I think it really depends on the language and on the function.
While the c and c++ compilers can inline a lot of functions, this is not the case for Python or Java.
While I do not know the specific details for java (except that every method is virtual but I suggest you to check better the documentation), in Python I am sure that there is no inlining, no tail recursion optimization and function calls are quite expensive.
Python functions are basically executable objects (and infact you can also define the call() method to make an object instance a function).
This means that there is quite a lot of overhead in calling them...
when you define variables inside functions, the interpreter uses the LOADFAST instead of the normal LOAD instruction in the bytecode, making your code faster...
Another thing is that when you define a callable object, patterns like memoization are possible and they can effectively speed up your computation a lot (at the cost of using more memory). Basically it's always a trade off.

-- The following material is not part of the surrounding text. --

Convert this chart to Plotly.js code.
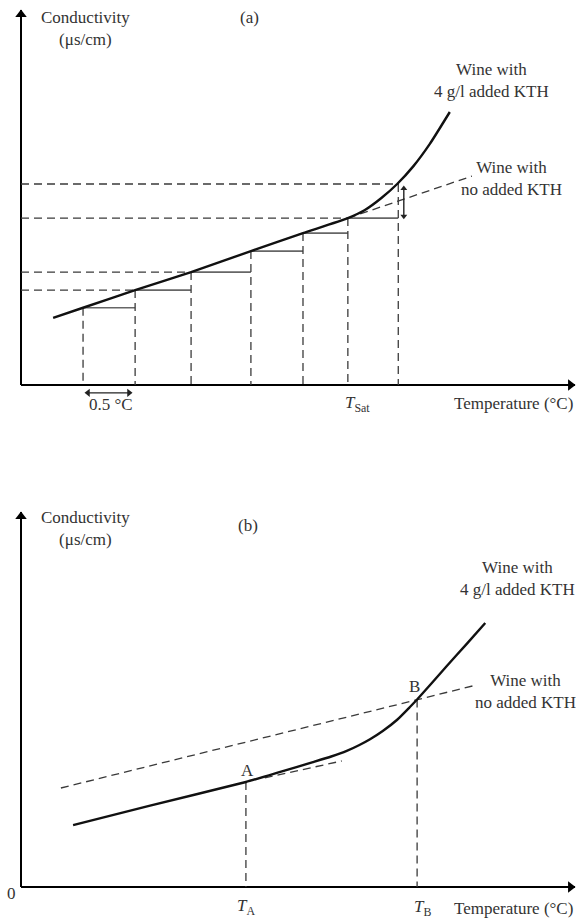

Function calls cost also depends on the parameters, because they determine how much stuff you actually have to copy on the stack (thus in c/c++ it's common practice to pass big parameters like structures by pointers/reference instead of by value).
I think that your question is in practice too broad to be answered completely on stackexchange.
What I suggest you to do is to start with one language and study the advanced documentation to understand how function calls are implemented by that specific language.
You wil be surprised by how many things you will learn in this process.
If you have a specific problem, make measurements/profiling and decide weather it's better to create a function or to copy/paste the equivalent code.
if you ask a more specific question, it would be easier to get a more specific answer, I think.